WASHINGTON – The outlook for the U.S. economy appeared dimmer Monday after a report that Americans spent less at retail businesses for a third straight month in June.
The report led some economists to downgrade their estimates for economic growth in the April-June quarter.
Many now think the economy grew even less than in the first quarter of the year, when it expanded at a sluggish 1.9 percent annual rate.
Spending in June fell in nearly every major category – from autos, furniture and appliances to building, garden supplies and department stores. Overall, retail sales slid 0.5 percent from May to June, the Commerce Department said.
Retail sales hadn’t fallen for three straight months since the fall of 2008, at the height of the financial crisis.
The weak U.S. spending figures were released on the same day that the International Monetary Fund slightly lowered its outlook for global growth over the next two years.
Stocks fell after the Commerce Department report was issued. The Dow Jones industrial average sank 74 points in early trading. Broader indexes also declined. Later in the day, stocks regained some of their losses.
However hard you look, there’s just no good news in this report, said Paul Ashworth, chief U.S. economist at Capital Economics.

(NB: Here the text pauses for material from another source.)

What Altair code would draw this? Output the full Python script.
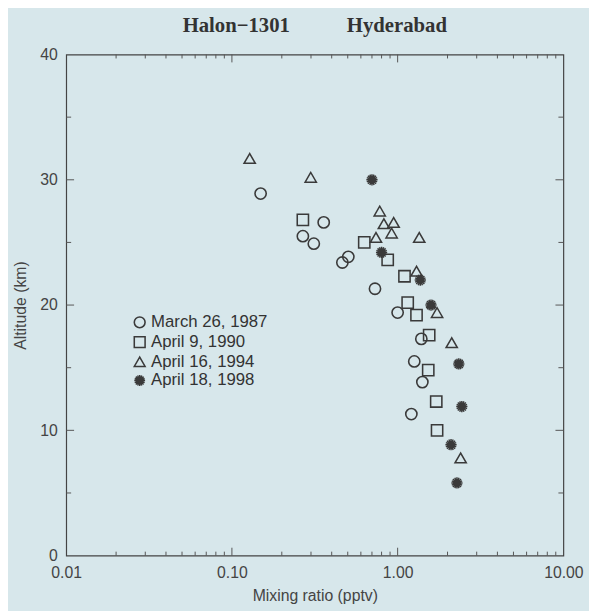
import altair as alt
import pandas as pd

# ---- data ----
series_names = ["March 26, 1987", "April 9, 1990", "April 16, 1994", "April 18, 1998"]

circ_x = [0.149, 0.268, 0.312, 0.358, 0.464, 0.504, 0.73, 1.00, 1.39, 1.26, 1.41, 1.21]
circ_y = [28.9, 25.5, 24.9, 26.6, 23.4, 23.85, 21.3, 19.4, 17.3, 15.5, 13.85, 11.3]

sq_x = [0.268, 0.629, 0.871, 1.10, 1.15, 1.30, 1.55, 1.53, 1.71, 1.73]
sq_y = [26.8, 25.0, 23.6, 22.3, 20.2, 19.2, 17.6, 14.8, 12.3, 10.0]

tri_x = [0.128, 0.299, 0.78, 0.826, 0.946, 0.92, 0.74, 1.35, 1.30, 1.73, 2.12, 2.40]
tri_y = [31.7, 30.2, 27.5, 26.5, 26.6, 25.75, 25.4, 25.4, 22.7, 19.4, 17.0, 7.8]

ast_x = [0.70, 0.80, 1.37, 1.59, 2.34, 2.44, 2.10, 2.28]
ast_y = [30.0, 24.2, 22.0, 20.0, 15.3, 11.9, 8.85, 5.8]

x_tick_labels = [0.01, 0.1, 1, 10]
y_tick_labels = [0, 10, 20, 30, 40]
x_major_ticks = [0.1, 1]
x_minor_ticks = [m * d for d in [0.01, 0.1, 1] for m in range(2, 10)]
y_major_ticks = [10, 20, 30]
y_minor_ticks = [5, 15, 25, 35]

rows = []
for name, xs, ys in zip(series_names, [circ_x, sq_x, tri_x, ast_x], [circ_y, sq_y, tri_y, ast_y]):
    for a, b in zip(xs, ys):
        rows.append({"ratio": a, "alt": b, "date": name})
df = pd.DataFrame(rows)

W, H = 504, 508
INK = "#3a3a3a"
ASTER = ("M-1,0L1,0M0,-1L0,1M-0.72,-0.72L0.72,0.72M-0.72,0.72L0.72,-0.72"
         "M-0.38,-0.92L0.38,0.92M0.38,-0.92L-0.38,0.92M-0.92,-0.38L0.92,0.38M-0.92,0.38L0.92,-0.38")

xscale = alt.Scale(type="log", domain=[0.01, 10], nice=False)
yscale = alt.Scale(domain=[0, 40], nice=False, zero=False)

xaxis = alt.Axis(values=x_tick_labels, format=".2f", title="Mixing ratio (pptv)",
                 ticks=False, domain=False, grid=False, labelPadding=9, titlePadding=8,
                 labelFlush=False, labelFontSize=16, titleFontSize=16,
                 labelColor="#444", titleColor="#444", labelFont="Liberation Sans",
                 titleFont="Liberation Sans", titleFontWeight="normal")
yaxis = alt.Axis(values=y_tick_labels, title="Altitude (km)", ticks=False, domain=False,
                 grid=False, labelPadding=9, titlePadding=11, labelFlush=False,
                 labelFontSize=16, titleFontSize=16, labelColor="#444", titleColor="#444",
                 labelFont="Liberation Sans", titleFont="Liberation Sans",
                 titleFontWeight="normal")

points = alt.Chart(df).mark_point(filled=False, size=130, opacity=1).encode(
    x=alt.X("ratio:Q", scale=xscale, axis=xaxis),
    y=alt.Y("alt:Q", scale=yscale, axis=yaxis),
    shape=alt.Shape("date:N",
                    scale=alt.Scale(domain=series_names,
                                    range=["circle", "square", "triangle-up", ASTER]),
                    legend=alt.Legend(title=None, orient="none", legendX=66, legendY=263,
                                      labelFontSize=17, labelFont="Liberation Sans",
                                      labelColor="#333", symbolSize=120, symbolStrokeWidth=1.5,
                                      symbolStrokeColor=INK, symbolFillColor="transparent",
                                      rowPadding=1, labelOffset=3, symbolOffset=0, padding=0)),
    strokeWidth=alt.StrokeWidth("date:N",
                                scale=alt.Scale(domain=series_names, range=[1.6, 1.5, 1.5, 1.1]),
                                legend=None),
    color=alt.value(INK),
)


def xticks(vals, y0, y1):
    return alt.Chart(pd.DataFrame({"ratio": vals})).mark_rule(color="#555", strokeWidth=1).encode(
        x=alt.X("ratio:Q", scale=xscale, axis=xaxis), y=alt.value(y0), y2=alt.value(y1))


def yticks(vals, x0, x1):
    return alt.Chart(pd.DataFrame({"alt": vals})).mark_rule(color="#555", strokeWidth=1).encode(
        y=alt.Y("alt:Q", scale=yscale, axis=yaxis), x=alt.value(x0), x2=alt.value(x1))


ticks = [
    xticks(x_major_ticks, H, H - 8), xticks(x_major_ticks, 0, 8),
    xticks(x_minor_ticks, H, H - 4), xticks(x_minor_ticks, 0, 4),
    yticks(y_major_ticks, 0, 8), yticks(y_major_ticks, W, W - 8),
    yticks(y_minor_ticks, 0, 5), yticks(y_minor_ticks, W, W - 5),
]

chart = alt.layer(points, *ticks).properties(
    width=W, height=H,
    title=alt.TitleParams("Halon\u22121301" + "\u00a0" * 11 + "Hyderabad",
                          font="Liberation Serif", fontSize=21, fontWeight="bold", color="#333",
                          anchor="middle", offset=11),
    autosize=alt.AutoSizeParams(type="none"),
    padding={"left": 59, "top": 43, "right": 26, "bottom": 52},
    background="#d7e7eb",
).configure_view(stroke="#444", strokeWidth=1.2)

chart.save("out.html", embed_options={"renderer": "svg", "actions": False})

Weakening retail spending could make the Federal Reserve more likely to act further to try to encourage more borrowing and spending by lowering long-term interest rates. The Fed’s policy committee will meet at the end of this month.
Most economists don’t expect new Fed action after that meeting. But some said Monday’s report, coming after three straight months of tepid hiring, makes some Fed action more likely by year’s end.
Fed Chairman Ben Bernanke will testify to Congress about the economy on today and Wednesday.